Elon Musk is the tech billionaire that many people from Wall Street to Hollywood (e.g., Johnny Depp) love to hate. At a time when investors should be celebrating the Tesla CEO for the release of the Model Y, an electric SUV crossover, analysts are instead pouncing on Musk and TSLA shares amid renewed regulatory and key man fears, among other things.
JPMorgan strategists and analysts are targeting Musk and Tesla in recent reports considering the stock continues to trade on headwinds rather than tailwinds, suggesting there is more volatility ahead. The Tesla chief isn’t doing himself any favors by displaying what a JPMorgan report describes as “ongoing public belligerence” toward the U.S. securities watchdog, which strategists suggest could be his undoing as CEO.
JPMorgan believes they have spotted an opportunity in the implied volatility in TSLA shares tied to “upcoming legal events” surrounding an ongoing dispute with U.S. regulators. The analyst firm suggests that the options market isn’t adequately pricing in risks surrounding TSLA shares.
For instance, Musk, who boasts 25 million Twitter followers, was sued by the U.S. Securities and Exchange Commission for recklessly using his social media platform to suggest he had secured funding to take Tesla private, which ultimately cost him his Chairman title and tens of millions of dollars in fines.

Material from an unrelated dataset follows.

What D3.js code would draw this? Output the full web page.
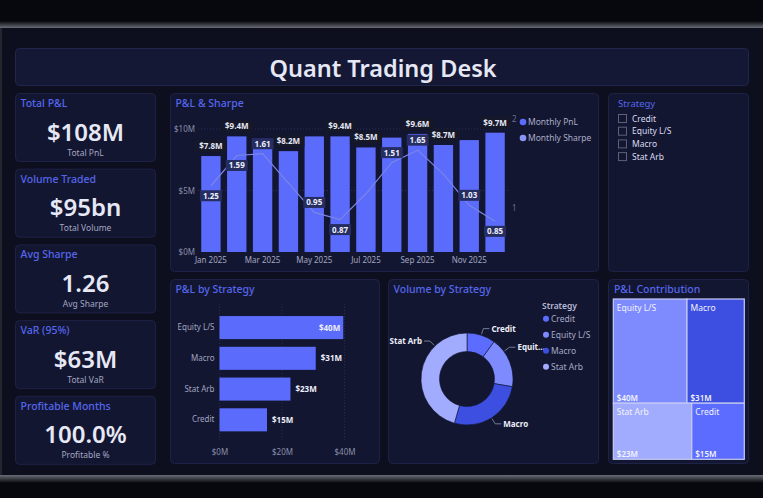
<!DOCTYPE html>
<html>
<head>
<meta charset="utf-8">
<script src="https://cdn.jsdelivr.net/npm/d3@7"></script>
<style>
  html, body { margin: 0; padding: 0; background: #07080d; }
  svg { display: block; font-family: "Segoe UI", "Noto Sans", "Open Sans", sans-serif; }
</style>
</head>
<body>
<svg id="dash" width="763" height="498"></svg>
<script>
// данные
const months = ["Jan 2025", "Feb 2025", "Mar 2025", "Apr 2025", "May 2025", "Jun 2025",
                "Jul 2025", "Aug 2025", "Sep 2025", "Oct 2025", "Nov 2025", "Dec 2025"];
const monthlyPnl = [7.8, 9.4, 9.2, 8.2, 9.4, 9.4, 8.5, 9.3, 9.6, 8.7, 9.1, 9.7];
const monthlySharpe = [1.25, 1.59, 1.61, 1.28, 0.95, 0.87, 1.16, 1.51, 1.65, 1.38, 1.03, 0.85];

const strategies = ["Credit", "Equity L/S", "Macro", "Stat Arb"];
const strategyPnl = [15.2, 39.6, 30.8, 22.7];
const strategyVolume = [9.5, 16.8, 25.4, 43.3];

const kpiTitles = ["Total P&L", "Volume Traded", "Avg Sharpe", "VaR (95%)", "Profitable Months"];
const kpiValues = ["$108M", "$95bn", "1.26", "$63M", "100.0%"];
const kpiSubs = ["Total PnL", "Total Volume", "Avg Sharpe", "Total VaR", "Profitable %"];

const pnlTicks = [0, 5, 10];
const sharpeTicks = [1, 2];
const barTicks = [0, 20, 40];

// какие подписи видны (остальные скрыты из-за наложения)
const pnlLabelShown = [0, 1, 3, 5, 6, 8, 9, 11];
const sharpeLabelBelow = [0, 1, 5, 11];
const sharpeLabelShown = [0, 1, 2, 4, 5, 7, 8, 10, 11];
const donutLabelAt = [0.5, 0.27, 0.5, 0.73];

const cBg = "#0d0f1f", cCard = "#131630", cBorder = "#1e2246";
const cTitle = "#5566ee", cText = "#e6e8f6", cSub = "#a3a7c4", cAxis = "#8a8eaa";
const cBar = "#5b6bfb", cLine = "#7b86e6";
const stratColor = d3.scaleOrdinal().domain(strategies)
  .range(["#5c6cff", "#7e8bff", "#3d4fe0", "#a2acff"]);
const fmtM = d => "$" + Math.round(d) + "M";

const svg = d3.select("#dash");

// фон дашборда
const defs = svg.append("defs");
const gTop = defs.append("linearGradient").attr("id", "gTop").attr("x1", 0).attr("x2", 0).attr("y1", 0).attr("y2", 1);
gTop.append("stop").attr("offset", 0).attr("stop-color", "#07080d");
gTop.append("stop").attr("offset", 1).attr("stop-color", "#6a6c76");
const gBot = defs.append("linearGradient").attr("id", "gBot").attr("x1", 0).attr("x2", 0).attr("y1", 0).attr("y2", 1);
gBot.append("stop").attr("offset", 0).attr("stop-color", "#6a6c76");
gBot.append("stop").attr("offset", 1).attr("stop-color", "#07080d");

svg.append("rect").attr("x", 0).attr("y", 28).attr("width", 763).attr("height", 447).attr("fill", cBg);
svg.append("rect").attr("x", 0).attr("y", 21).attr("width", 763).attr("height", 7).attr("fill", "url(#gTop)");
svg.append("rect").attr("x", 0).attr("y", 475).attr("width", 763).attr("height", 8).attr("fill", "url(#gBot)");
svg.append("rect").attr("x", 0).attr("y", 28).attr("width", 2).attr("height", 447).attr("fill", "#23252f");

function card(x, y, w, h) {
  svg.append("rect").attr("x", x).attr("y", y).attr("width", w).attr("height", h)
    .attr("rx", 4).attr("fill", cCard).attr("stroke", cBorder).attr("stroke-width", 1);
}
function cardTitle(x, y, t) {
  svg.append("text").attr("x", x).attr("y", y).attr("fill", cTitle)
    .attr("font-size", 10.5).attr("font-weight", 500).text(t);
}
function styleAxis(a, color) {
  a.attr("font-family", null).attr("font-size", null);
  a.select(".domain").remove();
  a.selectAll("text").attr("fill", color).attr("font-size", 8);
}

// заголовок
svg.append("rect").attr("x", 15.5).attr("y", 48.5).attr("width", 733).attr("height", 37)
  .attr("rx", 4).attr("fill", "#141834").attr("stroke", "#21264c");
svg.append("text").attr("x", 383).attr("y", 77).attr("text-anchor", "middle")
  .attr("fill", cText).attr("font-size", 23.5).attr("font-weight", 600).text("Quant Trading Desk");

// KPI карточки
kpiTitles.forEach((t, i) => {
  const y = 93.5 + i * 75.7;
  card(15.5, y, 140, 68);
  cardTitle(20.5, y + 13.5, t);
  svg.append("text").attr("x", 85.5).attr("y", y + 47).attr("text-anchor", "middle")
    .attr("fill", cText).attr("font-size", 24).attr("font-weight", 600).text(kpiValues[i]);
  svg.append("text").attr("x", 85.5).attr("y", y + 62).attr("text-anchor", "middle")
    .attr("fill", cSub).attr("font-size", 8.5).text(kpiSubs[i]);
});

// P&L & Sharpe
card(170.5, 93.5, 428, 178);
cardTitle(175.5, 106.5, "P&L & Sharpe");

const x = d3.scaleBand().domain(months).range([198, 508]).paddingInner(0.25).paddingOuter(0.125);
const y = d3.scaleLinear().domain([0, 10]).range([252, 129]);
const y2 = d3.scaleLinear().domain([1, 2]).range([208, 119]);

const chart = svg.append("g");

chart.selectAll(".grid").data(pnlTicks.slice(1)).join("line")
  .attr("x1", 198).attr("x2", 508).attr("y1", d => y(d)).attr("y2", d => y(d))
  .attr("stroke", "#2b2f55").attr("stroke-dasharray", "1,2");

const axL = chart.append("g").attr("transform", "translate(198,0)")
  .call(d3.axisLeft(y).tickValues(pnlTicks).tickFormat(d => "$" + d + "M").tickSize(0).tickPadding(3));
const axB = chart.append("g").attr("transform", "translate(0,254)")
  .call(d3.axisBottom(x).tickValues(months.filter((d, i) => i % 2 === 0))
    .tickFormat(d => d).tickSize(0).tickPadding(3));
const axR = chart.append("g").attr("transform", "translate(510,0)")
  .call(d3.axisRight(y2).tickValues(sharpeTicks).tickFormat(d3.format("d")).tickSize(0).tickPadding(2));
styleAxis(axL, cAxis);
styleAxis(axB, "#a2a6c2");
styleAxis(axR, "#6c7090");

chart.selectAll(".bar").data(monthlyPnl).join("rect")
  .attr("x", (d, i) => x(months[i])).attr("width", x.bandwidth())
  .attr("y", d => y(d)).attr("height", d => y(0) - y(d)).attr("fill", cBar);

const line = d3.line().x((d, i) => x(months[i]) + x.bandwidth() / 2).y(d => y2(d));
chart.append("path").datum(monthlySharpe).attr("d", line)
  .attr("fill", "none").attr("stroke", cLine).attr("stroke-width", 1.2);

// подписи
pnlLabelShown.forEach(i => {
  const cx = x(months[i]) + x.bandwidth() / 2, cy = y(monthlyPnl[i]) - 10;
  chart.append("rect").attr("x", cx - 16).attr("y", cy - 6).attr("width", 32).attr("height", 12)
    .attr("fill", "#151829");
  chart.append("text").attr("x", cx).attr("y", cy + 3).attr("text-anchor", "middle")
    .attr("fill", "#e4e6f4").attr("font-size", 8).attr("font-weight", 700)
    .text("$" + monthlyPnl[i].toFixed(1) + "M");
});
sharpeLabelShown.forEach(i => {
  const cx = x(months[i]) + x.bandwidth() / 2;
  const cy = y2(monthlySharpe[i]) + (sharpeLabelBelow.includes(i) ? 10 : -10);
  chart.append("rect").attr("x", cx - 11).attr("y", cy - 5.5).attr("width", 22).attr("height", 11)
    .attr("fill", "#262d62");
  chart.append("text").attr("x", cx).attr("y", cy + 3).attr("text-anchor", "middle")
    .attr("fill", "#eef0fa").attr("font-size", 8).attr("font-weight", 700)
    .text(monthlySharpe[i].toFixed(2));
});

// легенда
[["Monthly PnL", cBar], ["Monthly Sharpe", "#8a94f6"]].forEach((l, i) => {
  chart.append("circle").attr("cx", 523).attr("cy", 122 + i * 16).attr("r", 3.3).attr("fill", l[1]);
  chart.append("text").attr("x", 528).attr("y", 125 + i * 16).attr("fill", "#a9acc8")
    .attr("font-size", 8.5).text(l[0]);
});

// слайсер
card(608.5, 93.5, 140, 178);
svg.append("text").attr("x", 618).attr("y", 107).attr("fill", cTitle).attr("font-size", 9.5).text("Strategy");
strategies.forEach((s, i) => {
  const cy = 118.5 + i * 12.7;
  svg.append("rect").attr("x", 618.5).attr("y", cy - 4).attr("width", 8).attr("height", 8)
    .attr("fill", "none").attr("stroke", "#5c6078");
  svg.append("text").attr("x", 632).attr("y", cy + 3).attr("fill", "#d9dbf0").attr("font-size", 8.5).text(s);
});

// P&L by Strategy
card(170.5, 279.5, 209, 184);
cardTitle(175.5, 293, "P&L by Strategy");
const sorted = strategies.map((s, i) => ({ s, v: strategyPnl[i] })).sort((a, b) => b.v - a.v);
const bx = d3.scaleLinear().domain([0, 40]).range([219.5, 344.5]);
const by = d3.scaleBand().domain(sorted.map(d => d.s)).range([312.2, 435.2]).paddingInner(0.25).paddingOuter(0.125);

svg.selectAll(".bgrid").data(barTicks).join("line")
  .attr("x1", d => bx(d)).attr("x2", d => bx(d)).attr("y1", 304).attr("y2", 440)
  .attr("stroke", "#262a4c").attr("stroke-dasharray", "1,2");
const bAx = svg.append("g").attr("transform", "translate(0,447)")
  .call(d3.axisBottom(bx).tickValues(barTicks).tickFormat(fmtM).tickSize(0).tickPadding(2));
const bAy = svg.append("g").attr("transform", "translate(219.5,0)")
  .call(d3.axisLeft(by).tickSize(0).tickPadding(5));
styleAxis(bAx, cAxis);
styleAxis(bAy, "#a0a4c0");
svg.selectAll(".sbar").data(sorted).join("rect")
  .attr("x", bx(0)).attr("y", d => by(d.s)).attr("height", by.bandwidth())
  .attr("width", d => bx(d.v) - bx(0)).attr("fill", cBar);
svg.selectAll(".slab").data(sorted).join("text")
  .attr("x", d => d.v > 35 ? bx(d.v) - 3 : bx(d.v) + 5)
  .attr("text-anchor", d => d.v > 35 ? "end" : "start")
  .attr("y", d => by(d.s) + by.bandwidth() / 2 + 3)
  .attr("fill", "#eceefa").attr("font-size", 8).attr("font-weight", 700)
  .text(d => fmtM(d.v));

// Volume by Strategy
card(388.5, 279.5, 210, 184);
cardTitle(393.5, 293, "Volume by Strategy");
const cx0 = 467, cy0 = 379, rOut = 46, rIn = 27.5;
const pie = d3.pie().sort(null).value(d => d)(strategyVolume);
const arc = d3.arc().innerRadius(rIn).outerRadius(rOut);
const dg = svg.append("g").attr("transform", `translate(${cx0},${cy0})`);
dg.selectAll("path").data(pie).join("path").attr("d", arc)
  .attr("fill", (d, i) => stratColor(strategies[i])).attr("stroke", cCard).attr("stroke-width", 0.6);
pie.forEach((p, i) => {
  const a = p.startAngle + (p.endAngle - p.startAngle) * donutLabelAt[i];
  const sx = Math.sin(a), sy = -Math.cos(a);
  const p1 = [sx * (rOut + 1), sy * (rOut + 1)], p2 = [sx * (rOut + 7), sy * (rOut + 7)];
  const right = sx >= 0;
  const p3 = [p2[0] + (right ? 6 : -6), p2[1]];
  dg.append("polyline").attr("points", [p1, p2, p3].map(q => q.join(",")).join(" "))
    .attr("fill", "none").attr("stroke", "#8e92ab").attr("stroke-width", 0.8);
  const name = strategies[i] === "Equity L/S" ? "Equit..." : strategies[i];
  dg.append("text").attr("x", p3[0] + (right ? 2 : -2)).attr("y", p3[1] + 3)
    .attr("text-anchor", right ? "start" : "end").attr("fill", "#eceefa")
    .attr("font-size", 8).attr("font-weight", 700).text(name);
});
svg.append("text").attr("x", 542).attr("y", 309).attr("fill", "#b6b9d6")
  .attr("font-size", 8.5).attr("font-weight", 600).text("Strategy");
strategies.forEach((s, i) => {
  const cy = 318.7 + i * 16;
  svg.append("circle").attr("cx", 546).attr("cy", cy).attr("r", 3).attr("fill", stratColor(s));
  svg.append("text").attr("x", 551).attr("y", cy + 3).attr("fill", "#a6a9c6").attr("font-size", 8.5).text(s);
});

// P&L Contribution
card(608.5, 279.5, 140, 184);
cardTitle(614, 293, "P&L Contribution");
const root = d3.hierarchy({ children: strategies.map((s, i) => ({ s, v: strategyPnl[i] })) })
  .sum(d => d.v || 0).sort((a, b) => b.value - a.value);
d3.treemap().size([131, 160.3]).tile(d3.treemapSquarify)(root);
const tg = svg.append("g").attr("transform", "translate(613.3,299)");
const leaf = tg.selectAll("g").data(root.leaves()).join("g");
leaf.append("rect").attr("x", d => d.x0).attr("y", d => d.y0)
  .attr("width", d => d.x1 - d.x0).attr("height", d => d.y1 - d.y0)
  .attr("fill", d => stratColor(d.data.s)).attr("stroke", "#c6cbf3").attr("stroke-width", 1.2);
leaf.append("text").attr("x", d => d.x0 + 3.5).attr("y", d => d.y0 + 12)
  .attr("fill", "#f2f3fb").attr("font-size", 8.5).text(d => d.data.s);
leaf.append("text").attr("x", d => d.x0 + 3.5).attr("y", d => d.y1 - 2.5)
  .attr("fill", "#f2f3fb").attr("font-size", 8).attr("font-weight", 600).text(d => fmtM(d.data.v));
</script>
</body>
</html>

Musk is also synonymous with the electric vehicle company he founded, which makes him a “key man” whose leadership of the company cannot easily be replaced. This is another fear cited by the JPMorgan strategists, who suggest that “another [regulatory] slap on the wrist (i.e. a larger fine) appears unlikely” for Musk this time around. For options investors, JPMorgan advises purchasing TSLA puts that expire next month to capitalize on what they deem to be a mispriced stock, Bloomberg cites the JPMorgan report, which states:
“The option market is embedding no volatility premium for upcoming legal events in the case of SEC v. Elon Musk. Surprising given these fears previously caused a significant decline in Tesla shares and a surge in volatility to multi-year highs.”
There is no love lost on either side of the SEC/Musk relationship, but the fact that he has managed to hold onto CEO status thus far suggests that he has made it through the woods.
Meanwhile, Tesla’s Model-Y debut turned out to be a yawner on Wall Street, failing to drum up excitement in the stock despite Musk’s prediction that it will outsell Tesla’s Model S, Model X, and Model 3 altogether. JPMorgan’s Tesla analyst is underweight TSLA shares and has a $230 price target attached. The firm’s strategist stated:
“The once impenetrable Tesla narrative appears to be eroding. Tesla remains a story of vision, steered, for better or for worse, by Elon Musk.”
TSLA shares are down by double-digits both in March and over the past 12-month period.
Musk, however, doesn’t appear the least bit worried. Perhaps it’s because Tesla is only one of several futuristic companies of which he is at the helm. He also co-founded SpaceX, which makes rockets and spacecraft and that has set its sight on populating Mars.
Most recently, the company’s Starship rocket has completed successful heatshield tests that rival the temperatures that NASA space shuttles can handle. He engaged with his Twitter followers, revealing that he is in discussions with regulators in Texas and Florida for launch.
If space doesn’t work out for Musk, there’s always bitcoin, of which he appears to be cut from a similar mold and whose community would seemingly welcome him with open arms.